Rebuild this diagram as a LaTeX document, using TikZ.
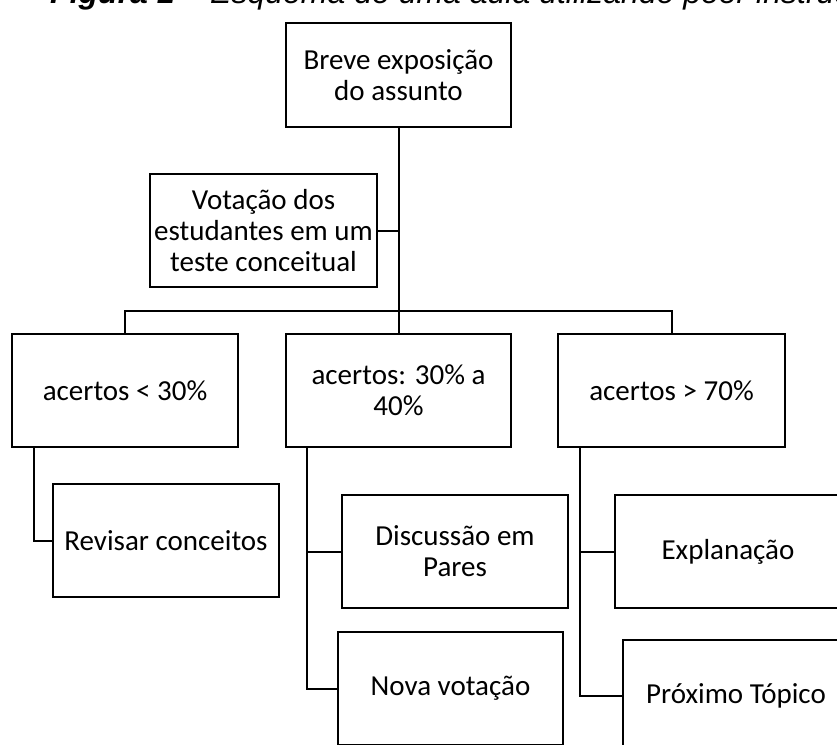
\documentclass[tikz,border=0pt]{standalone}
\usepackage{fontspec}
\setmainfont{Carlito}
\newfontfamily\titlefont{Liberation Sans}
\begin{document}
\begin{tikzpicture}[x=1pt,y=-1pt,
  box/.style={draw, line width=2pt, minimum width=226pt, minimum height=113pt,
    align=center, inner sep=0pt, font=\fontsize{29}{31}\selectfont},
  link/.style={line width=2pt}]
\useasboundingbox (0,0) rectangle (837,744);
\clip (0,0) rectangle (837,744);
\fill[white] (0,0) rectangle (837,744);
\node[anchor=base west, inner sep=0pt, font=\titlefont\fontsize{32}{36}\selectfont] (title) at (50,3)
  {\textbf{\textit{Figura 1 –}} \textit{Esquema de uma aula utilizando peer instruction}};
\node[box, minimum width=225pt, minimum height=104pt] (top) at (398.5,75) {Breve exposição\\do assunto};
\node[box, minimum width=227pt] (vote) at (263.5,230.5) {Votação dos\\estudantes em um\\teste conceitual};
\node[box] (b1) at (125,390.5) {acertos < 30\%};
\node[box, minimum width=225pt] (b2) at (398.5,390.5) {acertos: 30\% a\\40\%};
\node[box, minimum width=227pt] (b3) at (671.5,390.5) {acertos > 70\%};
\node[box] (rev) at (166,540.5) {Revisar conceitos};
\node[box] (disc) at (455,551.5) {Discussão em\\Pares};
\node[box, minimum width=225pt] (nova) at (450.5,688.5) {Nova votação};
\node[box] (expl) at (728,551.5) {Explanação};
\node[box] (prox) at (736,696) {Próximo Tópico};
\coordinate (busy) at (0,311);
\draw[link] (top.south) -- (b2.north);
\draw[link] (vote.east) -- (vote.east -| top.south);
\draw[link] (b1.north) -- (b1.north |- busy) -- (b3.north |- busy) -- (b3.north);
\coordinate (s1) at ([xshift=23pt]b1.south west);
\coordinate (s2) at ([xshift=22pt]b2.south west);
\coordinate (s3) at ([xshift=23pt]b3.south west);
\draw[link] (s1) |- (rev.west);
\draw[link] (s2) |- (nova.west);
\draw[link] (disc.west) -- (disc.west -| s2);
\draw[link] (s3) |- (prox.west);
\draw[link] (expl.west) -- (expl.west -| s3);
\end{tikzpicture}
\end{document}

—————

→ WHAT THE TASK ASKS
Return the listing above word for word, with the pictures removed.

→ RESPONSE TO THE TASK
Rebuild this diagram as a LaTeX document, using TikZ.
\documentclass[tikz,border=0pt]{standalone}
\usepackage{fontspec}
\setmainfont{Carlito}
\newfontfamily\titlefont{Liberation Sans}
\begin{document}
\begin{tikzpicture}[x=1pt,y=-1pt,
  box/.style={draw, line width=2pt, minimum width=226pt, minimum height=113pt,
    align=center, inner sep=0pt, font=\fontsize{29}{31}\selectfont},
  link/.style={line width=2pt}]
\useasboundingbox (0,0) rectangle (837,744);
\clip (0,0) rectangle (837,744);
\fill[white] (0,0) rectangle (837,744);
\node[anchor=base west, inner sep=0pt, font=\titlefont\fontsize{32}{36}\selectfont] (title) at (50,3)
  {\textbf{\textit{Figura 1 –}} \textit{Esquema de uma aula utilizando peer instruction}};
\node[box, minimum width=225pt, minimum height=104pt] (top) at (398.5,75) {Breve exposição\\do assunto};
\node[box, minimum width=227pt] (vote) at (263.5,230.5) {Votação dos\\estudantes em um\\teste conceitual};
\node[box] (b1) at (125,390.5) {acertos < 30\%};
\node[box, minimum width=225pt] (b2) at (398.5,390.5) {acertos: 30\% a\\40\%};
\node[box, minimum width=227pt] (b3) at (671.5,390.5) {acertos > 70\%};
\node[box] (rev) at (166,540.5) {Revisar conceitos};
\node[box] (disc) at (455,551.5) {Discussão em\\Pares};
\node[box, minimum width=225pt] (nova) at (450.5,688.5) {Nova votação};
\node[box] (expl) at (728,551.5) {Explanação};
\node[box] (prox) at (736,696) {Próximo Tópico};
\coordinate (busy) at (0,311);
\draw[link] (top.south) -- (b2.north);
\draw[link] (vote.east) -- (vote.east -| top.south);
\draw[link] (b1.north) -- (b1.north |- busy) -- (b3.north |- busy) -- (b3.north);
\coordinate (s1) at ([xshift=23pt]b1.south west);
\coordinate (s2) at ([xshift=22pt]b2.south west);
\coordinate (s3) at ([xshift=23pt]b3.south west);
\draw[link] (s1) |- (rev.west);
\draw[link] (s2) |- (nova.west);
\draw[link] (disc.west) -- (disc.west -| s2);
\draw[link] (s3) |- (prox.west);
\draw[link] (expl.west) -- (expl.west -| s3);
\end{tikzpicture}
\end{document}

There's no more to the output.